Instructor(s): Dr. Zhenhua He and Dr. Dinesh S. Devarajan

Time: Tuesday, February 17, 2026 1:30PM-4:00PM CT

Location: Online using Zoom

Prerequisite(s): Active ACCESS ID, basic Python Programming skills, familiarity with PyTorch is preferred but not required

This short course will cover distributed training strategies with a focus on PyTorch Distributed Data Parallel (DDP). Through hands-on exercises, we will progress step by step: starting from CPU-based training, moving to a single GPU, scaling up to multiple GPUs on a single node, and finally extending to multi-node distributed training.

Course Materials

  • ACES: Introduction to HPC and AI for Faculty and Researchers (Fall 2025): PDF

Participation

During the training, attendees are expected to use their own computer and complete the instructor-led examples and exercises.

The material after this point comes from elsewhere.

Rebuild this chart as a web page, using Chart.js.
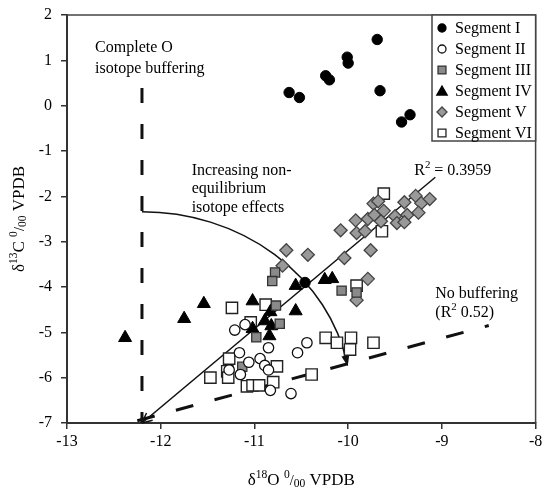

Learning Objectives and Agenda

After this short course, participants will be able to:

  • Describe and compare different distributed training strategies for deep learning.
  • Transition deep learning workloads from CPU to GPU training and scale from a single GPU to multiple GPUs within a single node.
  • Extend distributed training to multi-node HPC environments.